* START Available data *

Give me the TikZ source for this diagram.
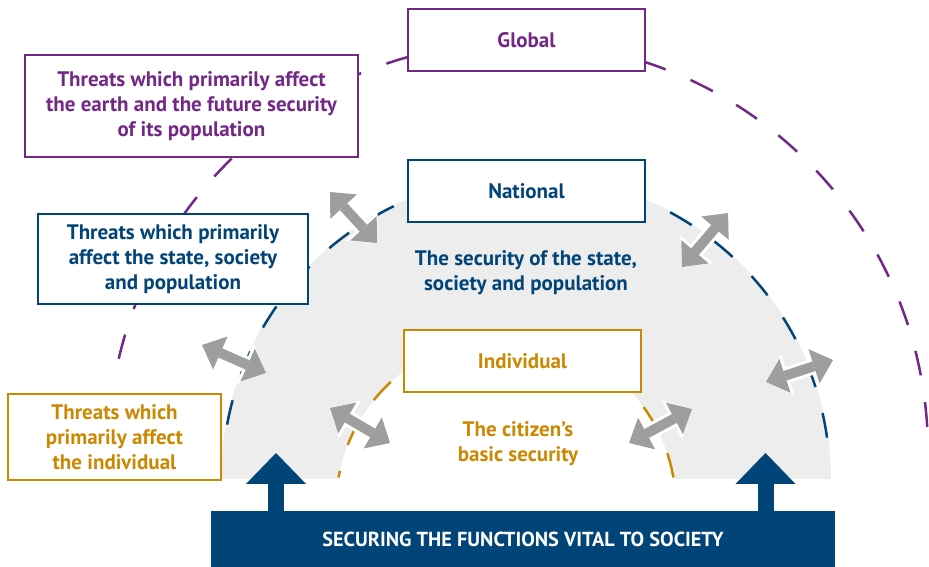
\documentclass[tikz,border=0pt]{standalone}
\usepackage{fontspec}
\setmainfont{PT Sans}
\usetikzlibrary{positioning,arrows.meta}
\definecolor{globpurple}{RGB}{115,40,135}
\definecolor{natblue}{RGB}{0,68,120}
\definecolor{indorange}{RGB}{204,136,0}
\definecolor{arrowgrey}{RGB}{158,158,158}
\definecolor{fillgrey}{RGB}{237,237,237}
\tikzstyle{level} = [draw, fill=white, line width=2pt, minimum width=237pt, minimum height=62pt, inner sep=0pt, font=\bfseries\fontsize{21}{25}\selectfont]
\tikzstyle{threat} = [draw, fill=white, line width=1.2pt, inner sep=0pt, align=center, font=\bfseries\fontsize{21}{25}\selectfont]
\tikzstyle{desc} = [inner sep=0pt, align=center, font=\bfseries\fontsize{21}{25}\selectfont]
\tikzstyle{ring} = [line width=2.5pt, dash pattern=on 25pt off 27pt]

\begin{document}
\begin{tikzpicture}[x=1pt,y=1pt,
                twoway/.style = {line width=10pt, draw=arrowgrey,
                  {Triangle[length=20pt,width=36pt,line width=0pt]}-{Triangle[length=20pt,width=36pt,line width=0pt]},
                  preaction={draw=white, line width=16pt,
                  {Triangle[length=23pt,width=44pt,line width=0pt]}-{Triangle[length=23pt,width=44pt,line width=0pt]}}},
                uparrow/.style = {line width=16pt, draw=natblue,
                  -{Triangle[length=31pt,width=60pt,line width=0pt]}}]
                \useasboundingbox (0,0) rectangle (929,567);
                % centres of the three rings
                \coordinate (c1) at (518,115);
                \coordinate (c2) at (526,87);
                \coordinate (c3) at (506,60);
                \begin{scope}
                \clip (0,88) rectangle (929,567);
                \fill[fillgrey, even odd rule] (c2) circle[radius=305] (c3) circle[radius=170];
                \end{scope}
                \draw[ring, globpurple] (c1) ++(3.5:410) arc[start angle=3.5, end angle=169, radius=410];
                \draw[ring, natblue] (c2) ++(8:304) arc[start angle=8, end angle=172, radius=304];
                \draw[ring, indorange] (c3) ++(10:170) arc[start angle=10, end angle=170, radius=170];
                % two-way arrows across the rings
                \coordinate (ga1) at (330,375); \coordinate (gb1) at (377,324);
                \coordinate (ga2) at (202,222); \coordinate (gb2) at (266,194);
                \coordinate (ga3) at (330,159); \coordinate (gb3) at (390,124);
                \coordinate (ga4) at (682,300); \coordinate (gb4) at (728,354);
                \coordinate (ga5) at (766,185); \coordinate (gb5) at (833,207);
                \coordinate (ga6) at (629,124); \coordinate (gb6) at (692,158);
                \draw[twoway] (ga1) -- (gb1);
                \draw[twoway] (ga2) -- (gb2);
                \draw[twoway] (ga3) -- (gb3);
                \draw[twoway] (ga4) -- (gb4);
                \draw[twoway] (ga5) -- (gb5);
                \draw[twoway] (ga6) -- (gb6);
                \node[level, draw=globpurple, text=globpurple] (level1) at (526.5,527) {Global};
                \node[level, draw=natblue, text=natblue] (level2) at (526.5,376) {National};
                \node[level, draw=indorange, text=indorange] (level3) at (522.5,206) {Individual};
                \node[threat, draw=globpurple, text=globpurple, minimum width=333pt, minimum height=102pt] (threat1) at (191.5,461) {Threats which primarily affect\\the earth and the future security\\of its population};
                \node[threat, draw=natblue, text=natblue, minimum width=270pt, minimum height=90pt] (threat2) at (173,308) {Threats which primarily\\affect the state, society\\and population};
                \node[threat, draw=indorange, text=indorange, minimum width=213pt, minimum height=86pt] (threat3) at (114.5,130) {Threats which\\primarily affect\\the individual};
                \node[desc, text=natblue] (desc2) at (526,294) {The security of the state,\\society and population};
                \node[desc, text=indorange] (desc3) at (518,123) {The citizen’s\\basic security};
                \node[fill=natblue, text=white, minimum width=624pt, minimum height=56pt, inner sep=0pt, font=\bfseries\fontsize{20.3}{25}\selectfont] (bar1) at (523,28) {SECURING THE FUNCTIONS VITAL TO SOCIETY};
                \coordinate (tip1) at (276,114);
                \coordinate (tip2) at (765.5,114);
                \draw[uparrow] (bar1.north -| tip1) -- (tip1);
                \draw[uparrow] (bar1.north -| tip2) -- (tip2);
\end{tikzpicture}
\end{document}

* END Available data *

Directions for this task — With all pictures left out, please transcribe exactly the lines from the start of the material through the line with "25pt off 27pt]".

Result of this task —
Give me the TikZ source for this diagram.
\documentclass[tikz,border=0pt]{standalone}
\usepackage{fontspec}
\setmainfont{PT Sans}
\usetikzlibrary{positioning,arrows.meta}
\definecolor{globpurple}{RGB}{115,40,135}
\definecolor{natblue}{RGB}{0,68,120}
\definecolor{indorange}{RGB}{204,136,0}
\definecolor{arrowgrey}{RGB}{158,158,158}
\definecolor{fillgrey}{RGB}{237,237,237}
\tikzstyle{level} = [draw, fill=white, line width=2pt, minimum width=237pt, minimum height=62pt, inner sep=0pt, font=\bfseries\fontsize{21}{25}\selectfont]
\tikzstyle{threat} = [draw, fill=white, line width=1.2pt, inner sep=0pt, align=center, font=\bfseries\fontsize{21}{25}\selectfont]
\tikzstyle{desc} = [inner sep=0pt, align=center, font=\bfseries\fontsize{21}{25}\selectfont]
\tikzstyle{ring} = [line width=2.5pt, dash pattern=on 25pt off 27pt]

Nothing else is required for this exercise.